Retour vers la mairie dont la façade est ornée de deux banderoles grises verticales proclamant « 1943-2023, Marseille se souvient ». L’expo se poursuit sur la place Bargemon attenante. Sur la palissade qui court entre la mairie et l’Hôtel-Dieu défilent les témoignages de personnes raflées ou de leurs descendants. Ces familles dévoilent leurs souvenirs, et surtout racontent le traumatisme que provoqua cet épisode dans leur histoire familiale, et comment il l’impacte encore aujourd’hui. Face au mutisme de son père déporté qui n’avait jamais voulu parler, Francine Escalier a voué sa vie à la mémoire de la déportation. C’est le même combat que celui de Corinne Gérardos dont le grand-père a été déporté.

En cet hiver 2023, le drame remonte en surface en s’affichant en pleine rue. Car Marseille ne peut, ne doit pas oublier. « Oublier, c’est assassiner une deuxième fois », a martelé Michel Cohen-Tenoudji, président du Consistoire israélite de Marseille lors de la commémoration de la rafle de l’Opéra ce dimanche à la mi-journée.

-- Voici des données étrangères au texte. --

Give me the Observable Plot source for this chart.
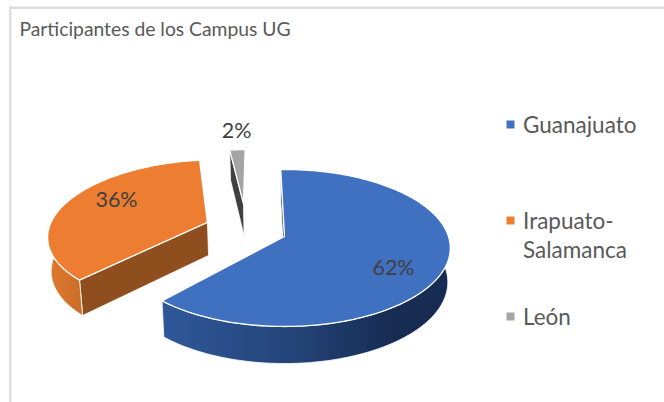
<!DOCTYPE html>
<html>
<head>
<meta charset="utf-8">
<style>html,body{margin:0;padding:0;background:#fff}svg{display:block}</style>
<script src="https://cdn.jsdelivr.net/npm/d3@7"></script>
<script src="https://cdn.jsdelivr.net/npm/@observablehq/plot@0.6"></script>
</head>
<body>
<div id="chart"></div>
<script>
const title = "Participantes de los Campus UG";
const categories = ["Guanajuato", "Irapuato-Salamanca", "León"];
const shares = [62, 36, 2];
const topColors = ["#4070c0", "#ed7d31", "#a5a5a5"];
const edgeColors = ["#1f3864", "#8f4e1d", "#404040"];

// view of the tilted pie
const cx = 284, cy = 236, R = 164, S = 76.8, k = 0.1465, kDepth = 0.09, D = 33.7, lowerScale = 0.985;
const firstAngle = -1.5;
const rotations = [0, 1.5, 0.2];
const offsets = [[0, 0], [-0.483, 0.19], [-0.267, 0.458]];
const radii = [1, 0.98, 0.9];

const rad = Math.PI / 180;
function project(X, Z, lower) {
  const w = 1 + k * Z;
  const px = R * X / w, py = -S * Z / w;
  if (!lower) return {x: cx + px, y: cy + py};
  return {x: cx + lowerScale * px, y: cy + py + D / (1 + kDepth * Z)};
}
let running = firstAngle;
const slices = shares.map((s, i) => {
  const a0 = running + rotations[i];
  const a1 = a0 + s * 3.6;
  running += s * 3.6;
  return {i, a0, a1, ox: offsets[i][0], oz: offsets[i][1], r: radii[i]};
});
const rim = (sl, a, lower) => project(sl.ox + sl.r * Math.sin(a * rad), sl.oz + sl.r * Math.cos(a * rad), lower);
const apex = (sl, lower) => project(sl.ox, sl.oz, lower);
const arc = (sl, from, to, lower) => {
  const n = Math.max(2, Math.ceil(Math.abs(to - from)));
  return d3.range(n + 1).map(j => rim(sl, from + (to - from) * j / n, lower));
};
const closed = pts => [...pts, pts[0]];
const topFace = sl => closed([apex(sl), ...arc(sl, sl.a0, sl.a1)]);
const edgeWall = sl => closed([apex(sl), rim(sl, sl.a0), rim(sl, sl.a0, true), apex(sl, true)]);
const outerWall = sl => {
  const a = Math.max(sl.a0, 85), b = Math.min(sl.a1, 275);
  if (b <= a) return null;
  return closed([...arc(sl, a, b), ...arc(sl, b, a, true)]);
};
const poly = (pts, fill, sw = 1.3) => Plot.line(pts, {x: "x", y: "y", fill, stroke: "#fff", strokeWidth: sw, strokeLinejoin: "round", curve: "linear"});

const defs = () => {
  const d = d3.create("svg:defs");
  const g = (id, stops) => {
    const lg = d.append("linearGradient").attr("id", id);
    stops.forEach(([o, c]) => lg.append("stop").attr("offset", o).attr("stop-color", c));
  };
  g("wallBlue", [[0, "#2f5899"], [0.45, "#244479"], [0.8, "#172c52"], [1, "#172c52"]]);
  g("wallOrange", [[0, "#e07a2f"], [1, "#c96d28"]]);
  return d.node();
};

const wallFills = ["url(#wallBlue)", "url(#wallOrange)", "#404040"];
const marks = [defs];
marks.push(Plot.ruleY([7.3], {x1: 9, x2: 664, stroke: "#dedede", strokeWidth: 2.5}));
marks.push(Plot.ruleX([9.7], {y1: 6, y2: 402, stroke: "#dedede", strokeWidth: 2.5}));
// painter's order: León, Irapuato-Salamanca, Guanajuato
[2, 1, 0].forEach(i => {
  const sl = slices[i];
  marks.push(poly(edgeWall(sl), edgeColors[i], 0.8));
  const w = outerWall(sl);
  if (w) marks.push(poly(w, wallFills[i], 0.8));
  marks.push(poly(topFace(sl), topColors[i], 1.3));
});

const pctLabels = [{x: 393, y: 268, t: shares[0]}, {x: 116, y: 200, t: shares[1]}, {x: 236, y: 131, t: shares[2]}];
marks.push(Plot.text(pctLabels, {x: "x", y: "y", text: d => d.t + "%", fontSize: 21.5, fontFamily: "Lato", fill: "#404040"}));

const legend = categories.map((c, i) => ({c, color: topColors[i], y: [124, 220, 316][i]}));
marks.push(Plot.dot(legend, {x: () => 510, y: "y", symbol: "square", r: 4.5, fill: d => d.color}));
marks.push(Plot.text(legend, {x: () => 522.5, y: d => d.y + (d.c.includes("-") ? 15 : 0) - 1, text: d => d.c.replace("-", "-\n"), textAnchor: "start", fontSize: 22.5, lineHeight: 1.25, fontFamily: "Lato", fill: "#595959"}));
marks.push(Plot.text([title], {x: () => 19, y: () => 29, text: d => d, textAnchor: "start", fontSize: 19.3, fontFamily: "Lato", fill: "#595959"}));

const chart = Plot.plot({
  width: 664, height: 402, margin: 0,
  x: {domain: [0, 664], range: [0, 664], axis: null},
  y: {domain: [0, 402], range: [0, 402], axis: null},
  color: {type: "identity"},
  marks
});
document.getElementById("chart").append(chart);
</script>
</body>
</html>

Darmanin, une reconnaissance par l’Etat

Le ministre de l’Intérieur, Gérald Darmanin, avait fait le déplacement – une première significative à ce niveau de l’Etat -, accompagné de la ministre des anciens combattants, Patricia Mirallès. Il s’est d’abord exprimé au pied de l’Hôtel de Ville en présence du maire, des parlementaires, des représentants des collectivités territoriales et des associations juives, notamment. Le ministre a dénoncé « la folie barbare qui a endeuillé Marseille et ouvert une plaie de 14 hectares » au coeur de la ville. « Marseille meurtrie parce qu’elle était Marseille », a-t-il ajouté.

« Se rappeler, se souvenir, honorer la mémoire de ceux qui nous ont précédés, des événements qui ont marqué notre ville, qui l’ont forgée, c’est faire la promesse, tous ensemble, de ne rien oublier, et de continuer sans cesse à agir pour ne pas reproduire les errements de notre passé commun », a écrit le maire, Benoît Payan, au début du parcours.

 

Cette histoire nous saute à la figure

Oui, c’est juste : Marseille la tri-millénaire, prestigieuse héritière des conquérants phocéens, a aussi été « forgée » par ces événements dramatiques encore proches de nous. Tout ce quartier du Vieux-Port en porte les stigmates. Nous sommes invités à les regarder en conscience, non pas pour culpabiliser, mais plutôt pour nourrir notre vigilance. Car « un peuple qui oublie son passé se condamne à le revivre », disait Churchill, prolongeant Santayana

Il ne vous reste plus qu’à parcourir le quai de la Fraternité et le quai du Port pour accomplir une balade mémorielle, et mémorable, in situ. Car c’est bien un pan un peu effacé de notre histoire commune, celle qui imprègne notre mémoire collective, qui suinte de ces pavés et nous saute à la figure. On n’en sort pas indemne.